What is Buffer Overflow?

Buffers are memory allocations that are volatile, they temporarily hold the data while transferring data from one location to another. A buffer overflow occurs when the data being processed exceeds the storing capacity of the memory buffer. This results in the program overwriting oversized data in the adjacent memory locations which lead to overflow of the buffer. A buffer overflow occurs when we operate on buffers of char type.

We will try to understand this concept with few examples. For example, a buffer is designed in such a way that it would accept 8 bytes of data, in such a scenario if the data inputted by the user is more than 8 bytes then the data which is over 8 bytes would overwrite the adjacent memory surpassing the allocated buffer boundary. This would ultimately create segmentation faults followed by many other errors resulting in program execution is terminated.

As we can see in the above representation, the memory allocated was 8 bytes while the data inputted by the user was 10 bytes which surpassed the buffer boundary, and those extra 2 bytes of data (E & R) overwritten the adjacent memory locations. Now that we have a general understand of Buffer Overflow, time to shed some light on the types of Buffer Overflow.

Types of Buffer Overflow

There are two types of Buffer Overflow. Let us discuss a short introduction about the both.

Stack Buffer Overflows/Vanilla Buffer Overflow

It occurs when a program overwrites to a memory address on the program’s call stack outside of the buffer boundary which has a fixed length. In stack buffer overflow the extra data is written in adjacent buffers located on the stack. This usually results in the crashing of the application because of errors related to memory corruption caused in the overflown adjacent memory locations on the stack.

Heap Buffer Overflow

Heap is a memory structure that is used to manage dynamic memory allocations. It is often used to allocate memory whose size is unknown at the time of compilation where the volume of memory required is so big that it cannot be fitted on the stack. A heap overflow or overrun is a type of buffer overflow that occurs in the heap data area. The exploitation of heap-based overflows is different from stack-based overflow exploitations. Memory on the heap is dynamically allocated at the runtime and typically contains program data. Exploitation is done by corrupting this data in specific ways to cause the application to overwrite internal structures such as linked list pointers.

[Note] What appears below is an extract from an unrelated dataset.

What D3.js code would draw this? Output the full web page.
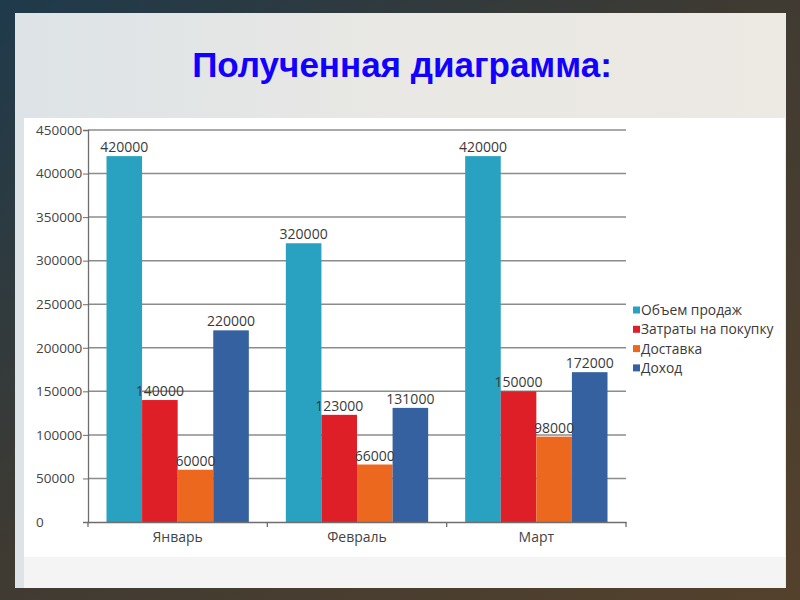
<!DOCTYPE html>
<html><head><meta charset="utf-8">
<script src="https://cdn.jsdelivr.net/npm/d3@7"></script>
<style>body{margin:0;background:#3a3026;}svg{display:block;}</style>
</head><body>
<svg id="c" width="800" height="600"></svg>
<script>
const categories = ["Январь", "Февраль", "Март"];
const seriesNames = ["Объем продаж", "Затраты на покупку", "Доставка", "Доход"];
const salesVolume = [420000, 320000, 420000];
const purchaseCosts = [140000, 123000, 150000];
const delivery = [60000, 66000, 98000];
const income = [220000, 131000, 172000];
const yTicks = [0, 50000, 100000, 150000, 200000, 250000, 300000, 350000, 400000, 450000];
const colors = ["#29a2c1", "#de1f28", "#ec681f", "#3561a0"];

const series = [salesVolume, purchaseCosts, delivery, income];
const svg = d3.select("#c");
const defs = svg.append("defs");
const bg = defs.append("linearGradient").attr("id","bg").attr("x1","0").attr("x2","1").attr("y1","0").attr("y2","1");
bg.append("stop").attr("offset","0").attr("stop-color","#1f3a4c");
bg.append("stop").attr("offset","0.45").attr("stop-color","#3e3a33");
bg.append("stop").attr("offset","1").attr("stop-color","#54412c");
svg.append("rect").attr("width",800).attr("height",600).attr("fill","url(#bg)");
const pg = defs.append("linearGradient").attr("id","pg").attr("x1","0").attr("x2","1").attr("y1","0").attr("y2","0");
pg.append("stop").attr("offset","0").attr("stop-color","#dde3e7");
pg.append("stop").attr("offset","0.5").attr("stop-color","#e9e8e4");
pg.append("stop").attr("offset","1").attr("stop-color","#ede9e3");
svg.append("rect").attr("x",15).attr("y",13).attr("width",771).attr("height",575).attr("fill","url(#pg)");
svg.append("rect").attr("x",24).attr("y",557).attr("width",761).attr("height",31).attr("fill","#f4f4f4");
svg.append("rect").attr("x",24).attr("y",118).attr("width",761).attr("height",439).attr("fill","#ffffff");

svg.append("text").attr("x",402).attr("y",77).attr("text-anchor","middle")
  .attr("font-family","Liberation Sans, Arial, sans-serif").attr("font-weight","bold")
  .attr("font-size",35).attr("fill","#1200ff").text("Полученная диаграмма:");

const x0 = d3.scaleBand().domain(categories).range([88, 626]).paddingInner(0).paddingOuter(0);
const x1 = d3.scaleBand().domain(seriesNames).range([18.5, x0.bandwidth() - 18.5]).padding(0);
const y = d3.scaleLinear().domain([0, 450000]).range([522, 130]);
const font = "Open Sans, sans-serif";
const g = svg.append("g");

// gridlines
g.selectAll(".grid").data(yTicks.slice(1)).join("line")
  .attr("x1",88).attr("x2",626).attr("y1",d=>y(d)).attr("y2",d=>y(d))
  .attr("stroke","#8c8c8c").attr("stroke-width",1.5);

// y axis
const ya = d3.axisLeft(y).tickValues(yTicks).tickSize(5).tickFormat(d3.format("d"));
const yg = g.append("g").attr("transform","translate(88,0)").call(ya);
yg.select(".domain").attr("stroke","#6e6e6e").attr("stroke-width",1.3);
yg.selectAll(".tick line").attr("stroke","#6e6e6e");
yg.selectAll(".tick text").attr("text-anchor","start").attr("x",-52)
  .attr("font-family",font).attr("font-size",13.5).attr("fill","#444");

// bars
categories.forEach((c, ci) => {
  series.forEach((s, si) => {
    g.append("rect").attr("x", x0(c) + x1(seriesNames[si])).attr("width", x1.bandwidth())
      .attr("y", y(s[ci])).attr("height", y(0) - y(s[ci])).attr("fill", colors[si]);
  });
});
categories.forEach((c, ci) => {
  series.forEach((s, si) => {
    g.append("text").attr("x", x0(c) + x1(seriesNames[si]) + x1.bandwidth()/2)
      .attr("y", y(s[ci]) - 4).attr("text-anchor","middle")
      .attr("font-family",font).attr("font-size",14).attr("fill","#3a3a3a").text(d3.format("d")(s[ci]));
  });
});

// x axis
const xa = d3.axisBottom(x0).tickSize(0);
const xg = g.append("g").attr("transform","translate(0,522)").call(xa);
xg.select(".domain").attr("stroke","#6e6e6e").attr("stroke-width",1.3);
xg.selectAll(".tick text").attr("dy",null).attr("y",20)
  .attr("font-family",font).attr("font-size",14).attr("fill","#444");
g.selectAll(".xb").data([0,1,2,3]).join("line")
  .attr("x1",i=>88 + i*x0.bandwidth()).attr("x2",i=>88 + i*x0.bandwidth())
  .attr("y1",522).attr("y2",527).attr("stroke","#6e6e6e").attr("stroke-width",1.3);

// legend
const lg = g.append("g");
seriesNames.forEach((n, i) => {
  const yy = 310 + i*19.3;
  lg.append("rect").attr("x",633).attr("y",yy-3.5).attr("width",7).attr("height",7).attr("fill",colors[i]);
  lg.append("text").attr("x",641).attr("y",yy+5).attr("font-family",font).attr("font-size",13.8)
    .attr("fill","#3a3a3a").text(n);
});
</script>
</body></html>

Stack Buffer Overflow Attack

The most common Buffer Overflow attack known as the stack-based buffer overflow or vanilla buffer overflow attack consist of a stack is usually empty until and unless the program requires user input like a username or password. The program then writes a return memory address to the stack and then the user’s input is stored on top of it. While the stack is processed, the user’s input is sent to the return address specified by the program.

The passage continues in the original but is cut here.